# duck call review



## Shiawassee_Kid (Nov 28, 2000)

Big Daddy Benelli said:


> Some of these bio's kill me!:lol: don't pat yourself on the back to hard!


hehe, made me curious so i read all the bio's...was quite surprised that the average age of all the posters here are 32 and under.


----------



## dinoday (Feb 22, 2004)

Shiawassee_Kid said:


> hehe, made me curious so i read all the bio's...was quite surprised that the average age of all the posters here are 32 and under.


 Not to hijack the thread,but the first M-N-G I went to with the exception of a few guys, I thought I'd wondered into a high school 5 yr. reunion:lol: Not that I'm all that old...me an the Kid are like 4 months apart!

Sorry....back to the thread:gaga:


----------



## Wingmaster22 (Oct 29, 2003)

Shiawassee_Kid said:


> hehe, made me curious so i read all the bio's...was quite surprised that the average age of all the posters here are 32 and under.


Thanks for pointing that out kid. Lets see, I started duck hunting when I was 15. That means when I stood in the marsh for the 1st time many of you weren't born yet.............now that makes me feel old:yikes: :lol: :lol: :lol:


----------



## Ducks Eliminated (May 5, 2005)

also got a GK Derlin Giant Slayer and its more than awesome cant wait to get a acrylic call but them! maybe a little giant in ivory? but dunno yet.


----------



## Shiawassee_Kid (Nov 28, 2000)

Ducks Eliminated said:


> also got a GK Derlin Giant Slayer and its more than awesome cant wait to get a acrylic call but them! maybe a little giant in ivory? but dunno yet.

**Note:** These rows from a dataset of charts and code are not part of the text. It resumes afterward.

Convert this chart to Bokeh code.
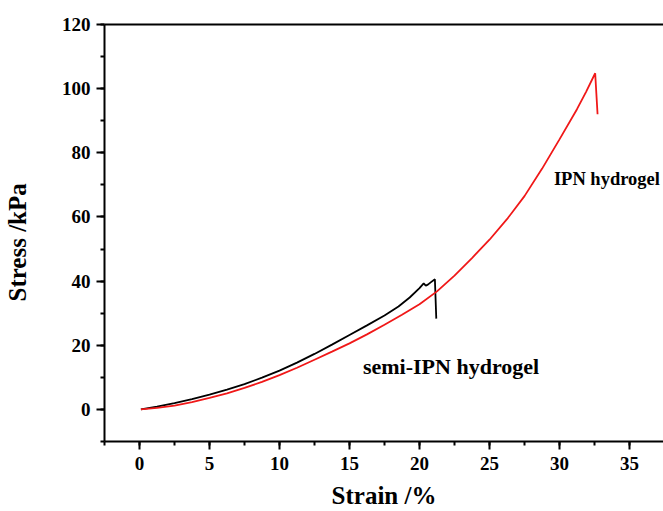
from bokeh.plotting import figure
from bokeh.models import Range1d, LinearAxis, SingleIntervalTicker, FixedTicker, Label
from bokeh.embed import file_html
from bokeh.resources import INLINE

# ---- data ----
strain_semi = [0.1, 1.25, 2.5, 3.75, 5, 6.25, 7.5, 8.75, 10, 11.25, 12.5, 13.75, 15,
               16.25, 17.5, 18.5, 19.3, 20.0, 20.3, 20.45, 20.6, 20.8, 21.1, 21.2]
stress_semi = [0, 0.9, 2.0, 3.2, 4.6, 6.2, 7.9, 9.9, 12.1, 14.6, 17.3, 20.2, 23.2,
               26.2, 29.3, 32.1, 34.9, 37.8, 39.3, 38.6, 38.9, 39.6, 40.6, 28.3]

strain_ipn = [0.1, 1.25, 2.5, 3.75, 5, 6.25, 7.5, 8.75, 10, 11.25, 12.5, 13.75, 15,
              16.25, 17.5, 18.75, 20, 21.25, 22.5, 23.75, 25, 26.25, 27.5, 28.75,
              30, 31.25, 31.9, 32.55, 32.72]
stress_ipn = [0, 0.5, 1.2, 2.3, 3.6, 5.0, 6.7, 8.6, 10.7, 13.0, 15.5, 18.0, 20.6,
              23.4, 26.4, 29.5, 32.8, 36.8, 41.7, 47.2, 52.9, 59.3, 66.5, 75.0,
              84.2, 93.6, 99.0, 104.8, 92.0]

x_label = "Strain /%"
y_label = "Stress /kPa"
semi_name = "semi-IPN hydrogel"
ipn_name = "IPN hydrogel"

FONT = "Liberation Serif"

p = figure(width=663, height=511, output_backend="svg", toolbar_location=None,
           x_range=Range1d(-2.5, 37.43), y_range=Range1d(-10, 120),
           x_axis_type=None, y_axis_type=None,
           min_border_left=104, min_border_right=0, min_border_top=24, min_border_bottom=69)
p.outline_line_color = None
p.background_fill_color = "white"
p.border_fill_color = "white"


def style_axis(ax):
    ax.axis_line_width = 2
    ax.axis_line_color = "black"
    ax.major_tick_line_width = 2
    ax.minor_tick_line_width = 2
    ax.major_tick_line_color = "black"
    ax.minor_tick_line_color = "black"
    ax.major_tick_in = 0
    ax.major_tick_out = 8
    ax.minor_tick_in = 0
    ax.minor_tick_out = 4
    ax.major_label_text_font = FONT
    ax.major_label_text_font_style = "bold"
    ax.major_label_text_font_size = "19px"
    ax.major_label_text_color = "black"
    ax.axis_label_text_font = FONT
    ax.axis_label_text_font_style = "bold"
    ax.axis_label_text_font_size = "25px"
    ax.axis_label_text_color = "black"


xaxis = LinearAxis(ticker=SingleIntervalTicker(interval=5, num_minor_ticks=2),
                   axis_label=x_label)
style_axis(xaxis)
xaxis.major_label_standoff = 7
xaxis.axis_label_standoff = 9
p.add_layout(xaxis, "below")

yaxis = LinearAxis(ticker=SingleIntervalTicker(interval=20, num_minor_ticks=2),
                   axis_label=y_label + "\u00a0\u00a0\u00a0")
style_axis(yaxis)
yaxis.major_label_standoff = 6
yaxis.axis_label_standoff = 28
p.add_layout(yaxis, "left")

top = LinearAxis(ticker=FixedTicker(ticks=[]))
top.axis_line_width = 2
top.axis_line_color = "black"
top.major_tick_line_color = None
top.minor_tick_line_color = None
top.major_label_text_font_size = "0px"
p.add_layout(top, "above")

p.line(strain_semi, stress_semi, line_color="black", line_width=1.8)
p.line(strain_ipn, stress_ipn, line_color="#f01818", line_width=1.8)

p.add_layout(Label(x=29.6, y=71.8, text=ipn_name, text_font=FONT, text_font_style="bold",
                   text_font_size="18.5px", text_color="black", text_align="left",
                   text_baseline="alphabetic"))
p.add_layout(Label(x=15.96, y=13.3, text=semi_name, text_font=FONT, text_font_style="bold",
                   text_font_size="22px", text_color="black", text_align="left",
                   text_baseline="alphabetic"))

open("out.html", "w").write(file_html(p, INLINE))
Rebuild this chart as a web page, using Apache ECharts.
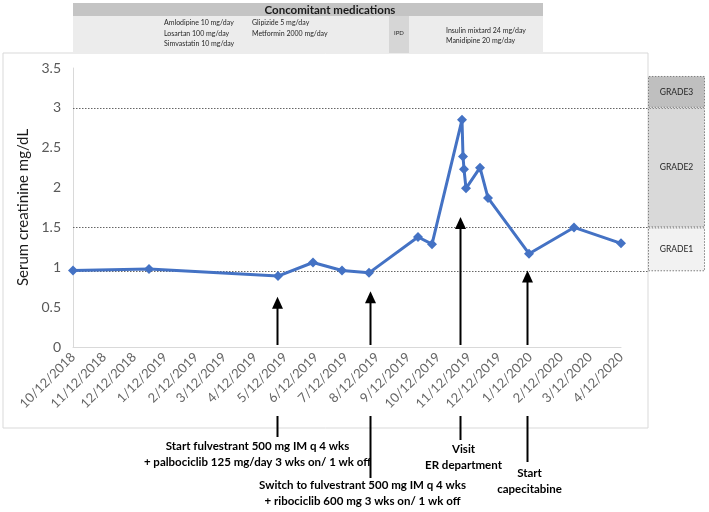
<!DOCTYPE html>
<html>
<head>
<meta charset="utf-8">
<script src="https://cdn.jsdelivr.net/npm/echarts@6.0.0/dist/echarts.min.js"></script>
<style>
  html, body { margin: 0; padding: 0; background: #fff; }
  #chart { width: 709px; height: 512px; }
</style>
</head>
<body>
<div id="chart"></div>
<script>
// creatinine measurements (date, mg/dL)
const sampleDates = [
  '2018-10-12', '2018-12-27', '2019-05-05', '2019-06-09', '2019-07-08', '2019-08-04',
  '2019-09-22', '2019-10-06', '2019-11-05', '2019-11-06', '2019-11-07', '2019-11-09',
  '2019-11-23', '2019-12-01', '2020-01-11', '2020-02-25', '2020-04-12'
];
const creatinine = [0.96, 0.98, 0.89, 1.06, 0.96, 0.93, 1.38, 1.29, 2.85, 2.39, 2.23, 1.99, 2.25, 1.87, 1.17, 1.5, 1.3];

const tickLabels = [
  '10/12/2018', '11/12/2018', '12/12/2018', '1/12/2019', '2/12/2019', '3/12/2019', '4/12/2019',
  '5/12/2019', '6/12/2019', '7/12/2019', '8/12/2019', '9/12/2019', '10/12/2019', '11/12/2019',
  '12/12/2019', '1/12/2020', '2/12/2020', '3/12/2020', '4/12/2020'
];

// toxicity grade limits
const gradeNames = ['GRADE1', 'GRADE2', 'GRADE3'];
const gradeBounds = [0.95, 1.5, 3, 3.4];
const gradeColors = ['#f2f2f2', '#d9d9d9', '#bfbfbf'];

// clinical events (arrow position, arrow tip level, caption)
const eventDates = ['2019-05-04', '2019-08-05', '2019-11-03', '2020-01-09'];
const eventTips = [0.63, 0.7, 1.63, 0.96];
const eventTexts = [
  ['Start fulvestrant 500 mg IM q 4 wks', '+ palbociclib 125 mg/day 3 wks on/ 1 wk off'],
  ['Switch to fulvestrant 500 mg IM q 4 wks', '+ ribociclib 600 mg 3 wks on/ 1 wk off'],
  ['Visit', 'ER department'],
  ['Start', 'capecitabine']
];

const toTime = s => {
  const p = s.split('-').map(Number);
  return Date.UTC(p[0], p[1] - 1, p[2]);
};
const labelTime = s => {
  const p = s.split('/').map(Number);
  return Date.UTC(p[2], p[0] - 1, p[1]);
};
const tickValues = tickLabels.map(labelTime);

const FONT = 'Lato, "Open Sans", sans-serif';
const chart = echarts.init(document.getElementById('chart'));

// header table (concomitant medications)
const medText = (x, y, t) => ({
  type: 'text', x, y, style: { text: t, fill: '#262626', font: '7px ' + FONT, textVerticalAlign: 'middle' }
});
const header = [
  { type: 'rect', shape: { x: 3, y: 53, width: 645, height: 375 }, style: { fill: 'none', stroke: '#d9d9d9', lineWidth: 1 }, z: -1 },
  { type: 'rect', shape: { x: 73, y: 3, width: 470, height: 13 }, style: { fill: '#c4c4c4' } },
  { type: 'text', x: 330, y: 10, style: { text: 'Concomitant medications', fill: '#1a1a1a', font: 'bold 11.5px ' + FONT, textAlign: 'center', textVerticalAlign: 'middle' } },
  { type: 'rect', shape: { x: 73, y: 16, width: 316, height: 37 }, style: { fill: '#ececec' } },
  { type: 'rect', shape: { x: 389, y: 16, width: 20, height: 37 }, style: { fill: '#d6d6d6' } },
  { type: 'rect', shape: { x: 409, y: 16, width: 134, height: 37 }, style: { fill: '#ececec' } },
  medText(164, 23, 'Amlodipine 10 mg/day'),
  medText(164, 33.5, 'Losartan 100 mg/day'),
  medText(164, 44, 'Simvastatin 10 mg/day'),
  medText(252, 23, 'Glipizide 5 mg/day'),
  medText(252, 33.5, 'Metformin 2000 mg/day'),
  { type: 'text', x: 399, y: 33, style: { text: 'IPD', fill: '#262626', font: '6px ' + FONT, textAlign: 'center', textVerticalAlign: 'middle' } },
  medText(446, 30.5, 'Insulin mixtard 24 mg/day'),
  medText(446, 41, 'Manidipine 20 mg/day')
];

const grades = gradeNames.map((name, i) => ({
  name,
  type: 'bar',
  xAxisIndex: 1,
  yAxisIndex: 1,
  stack: 'grade',
  barWidth: '100%',
  data: [+(gradeBounds[i + 1] - gradeBounds[i]).toFixed(2)],
  itemStyle: { color: gradeColors[i], borderColor: '#7f7f7f', borderWidth: 1, borderType: [1.5, 1.5] },
  label: { show: true, position: 'inside', formatter: name, color: '#262626', fontSize: 8.5, fontFamily: FONT },
  silent: true
}));
// transparent base so the stack starts at the lowest limit
grades.unshift({
  type: 'bar', xAxisIndex: 1, yAxisIndex: 1, stack: 'grade', barWidth: '100%',
  data: [gradeBounds[0]], itemStyle: { color: 'transparent' }, silent: true
});

chart.setOption({
  animation: false,
  grid: [
    { left: 73, right: 88, top: 68, bottom: 165 },
    { left: 648, right: 4, top: 68, bottom: 165 },
    { left: 73, right: 61, top: 68, bottom: 165 }
  ],
  xAxis: [
    {
      type: 'value',
      gridIndex: 0,
      min: tickValues[0],
      max: tickValues[tickValues.length - 1],
      splitLine: { show: false },
      axisLine: { lineStyle: { color: '#d9d9d9', width: 1 } },
      axisTick: { show: false },
      axisLabel: {
        customValues: tickValues,
        rotate: 45,
        margin: 8,
        color: '#666',
        fontSize: 13,
        fontFamily: FONT,
        formatter: v => tickLabels[tickValues.indexOf(v)] || ''
      }
    },
    { type: 'category', gridIndex: 1, data: ['grade'], show: false },
    { type: 'value', gridIndex: 2, min: 0, max: 1, show: false }
  ],
  yAxis: [
    {
      type: 'value',
      gridIndex: 0,
      min: 0,
      max: 3.5,
      interval: 0.5,
      splitLine: { show: false },
      axisLine: { show: true, lineStyle: { color: '#d9d9d9', width: 1 } },
      axisTick: { show: false },
      axisLabel: { color: '#595959', fontSize: 14, fontFamily: FONT, margin: 12 },
      name: 'Serum creatinine mg/dL',
      nameLocation: 'middle',
      nameRotate: 90,
      nameGap: 40,
      nameTextStyle: { color: '#1a1a1a', fontSize: 15, fontFamily: FONT }
    },
    { type: 'value', gridIndex: 1, min: 0, max: 3.5, show: false },
    { type: 'value', gridIndex: 2, min: 0, max: 3.5, show: false }
  ],
  series: [
    {
      type: 'line',
      xAxisIndex: 2,
      yAxisIndex: 2,
      data: [],
      silent: true,
      z: 1,
      markLine: {
        silent: true,
        symbol: 'none',
        label: { show: false },
        lineStyle: { color: '#666', type: [1.5, 1.5], width: 1 },
        data: gradeBounds.slice(0, 3).map(v => ({ yAxis: v }))
      }
    },
    ...grades,
    {
      name: 'Serum creatinine',
      type: 'line',
      xAxisIndex: 0,
      yAxisIndex: 0,
      z: 5,
      data: sampleDates.map((d, i) => [toTime(d), creatinine[i]]),
      symbol: 'diamond',
      symbolSize: 10,
      lineStyle: { color: '#4472c4', width: 3 },
      itemStyle: { color: '#4472c4' }
    }
  ],
  graphic: header
});

// event arrows placed through the axis scales
const arrows = [];
eventDates.forEach((d, i) => {
  const tip = chart.convertToPixel({ xAxisIndex: 0, yAxisIndex: 0 }, [toTime(d), eventTips[i]]);
  const x = Math.round(tip[0]) + 0.5;
  const y = tip[1];
  arrows.push({ type: 'line', shape: { x1: x, y1: y + 8, x2: x, y2: 345 }, style: { stroke: '#000', lineWidth: 2 }, z: 10 });
  arrows.push({ type: 'polygon', shape: { points: [[x, y], [x - 5.5, y + 12], [x + 5.5, y + 12]] }, style: { fill: '#000' }, z: 10 });
});
// lower leader lines and captions
const lowerEnds = [437, 478, 440, 462];
const captionX = [-20, -8, 3, 2];
const captionY = [446, 485, 449, 473];
eventDates.forEach((d, i) => {
  const x = Math.round(chart.convertToPixel({ xAxisIndex: 0, yAxisIndex: 0 }, [toTime(d), 0])[0]) + 0.5;
  arrows.push({ type: 'line', shape: { x1: x, y1: 416, x2: x, y2: lowerEnds[i] }, style: { stroke: '#000', lineWidth: 2 } });
  eventTexts[i].forEach((t, j) => {
    arrows.push({
      type: 'text', x: x + captionX[i], y: captionY[i] + j * 16,
      style: { text: t, fill: '#000', font: 'bold 11.5px ' + FONT, textAlign: 'center', textVerticalAlign: 'middle' }
    });
  });
});
chart.setOption({ graphic: header.concat(arrows) });
</script>
</body>
</html>
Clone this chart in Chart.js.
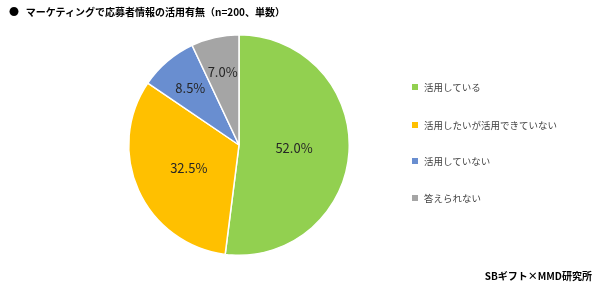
<!DOCTYPE html>
<html><head><meta charset="utf-8">
<script src="https://cdn.jsdelivr.net/npm/chart.js@4"></script>
<style>
html,body{margin:0;padding:0;background:#fff;}
#wrap{position:relative;width:600px;height:290px;overflow:hidden;font-family:"Noto Sans CJK JP","Noto Sans",sans-serif;}
#c{position:absolute;left:0;top:0;}
#title{position:absolute;left:9px;top:4px;font-size:10px;font-weight:bold;color:#000;white-space:nowrap;}
#legend{position:absolute;left:412px;top:0;font-size:9.5px;color:#404040;}
.li{position:absolute;white-space:nowrap;display:flex;align-items:center;}
.sw{width:6px;height:6px;margin-right:6px;display:inline-block;}
#src{position:absolute;right:8px;top:268px;font-size:10px;font-weight:bold;color:#000;white-space:nowrap;}
</style></head>
<body>
<div id="wrap">
<canvas id="c" width="600" height="290"></canvas>
<div id="title"></div>
<div id="legend"></div>
<div id="src">SBギフト×MMD研究所</div>
</div>
<script>
const titleText = "マーケティングで応募者情報の活用有無（n=200、単数）";
const categories = ["活用している","活用したいが活用できていない","活用していない","答えられない"];
const values = [52.0, 32.5, 8.5, 7.0];
const colors = ["#92D050","#FFC000","#698ED0","#A5A5A5"];

document.getElementById('title').innerHTML = '●&nbsp;&nbsp;&nbsp;' + titleText;

// legend
const lg = document.getElementById('legend');
const legendTops = [80, 118, 154, 191];
categories.forEach((c,i)=>{
  const d=document.createElement('div');d.className='li';d.style.top=legendTops[i]+'px';
  const s=document.createElement('span');s.className='sw';s.style.background=colors[i];
  const t=document.createElement('span');t.textContent=c;
  d.appendChild(s);d.appendChild(t);lg.appendChild(d);
});

const labelPlugin = {
  id:'lbl',
  afterDatasetsDraw(chart){
    const ctx=chart.ctx;const meta=chart.getDatasetMeta(0);
    ctx.save();
    ctx.font='13px "Noto Sans CJK JP", "Noto Sans", sans-serif';
    ctx.fillStyle='#262626';ctx.textAlign='center';ctx.textBaseline='middle';
    meta.data.forEach((arc,i)=>{
      const p=arc.getProps(['x','y','startAngle','endAngle','outerRadius'],true);
      const mid=(p.startAngle+p.endAngle)/2;
      const f = values[i] < 10 ? 0.68 : 0.5;
      const r=p.outerRadius*f;
      ctx.fillText(values[i].toFixed(1)+'%', p.x+Math.cos(mid)*r, p.y+Math.sin(mid)*r);
    });
    ctx.restore();
  }
};

new Chart(document.getElementById('c'),{
  type:'pie',
  data:{labels:categories,datasets:[{data:values,backgroundColor:colors,borderColor:'#ffffff',borderWidth:1.5}]},
  options:{
    responsive:false,animation:false,
    layout:{padding:{left:128,right:250,top:34,bottom:34}},
    plugins:{legend:{display:false},tooltip:{enabled:false},title:{display:false}}
  },
  plugins:[labelPlugin]
});
</script>
</body></html>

i really like those GK's too, was listening to the audio files last night....


----------



## goosecaller (Nov 3, 2005)

I blow a GK Giant Killer and man is that an awesome call.


----------



## cupped-n-locked (Jan 5, 2006)

I use a CR Wildfowl double reed duck call made by Carl Reams, a Michigan native and goose guide, the call is awesome. PM me for his phone # if intersested.


----------



## Buck Shot (Jan 20, 2005)

For the money the Kwack Wacker poly call for $25 from Mack's Praire Wing is a great call. Haydel DR85 is another call worth the $14. My only expensive call is an Acrylic Echo Timber call which I would not recommend. This call sticks all the time. Good callers can make just about any call sound good.


----------



## Huntsman27 (Sep 29, 2004)

is willing to pay for them. As another Old guy, I seen and used a lot of them. Whatever works for you.


----------



## Branta (Feb 6, 2002)

Buck Shot said:


> My only expensive call is an Acrylic Echo Timber call which I would not recommend. This call sticks all the time. Good callers can make just about any call sound good.


Echo is my favorite! i don't have it in acrylic like yours, but I love it!

probably just personal pref, but I really like the scratchy/nasal back end on it.

picked up a GK Mallard Slayer earlier this year and really like it as well


----------



## huntingmaniac45 (Nov 22, 2005)

I used the Duck Commander OL Raspy all year and liked it. Good sound, double reed, and cheap, I think around $20.00.


----------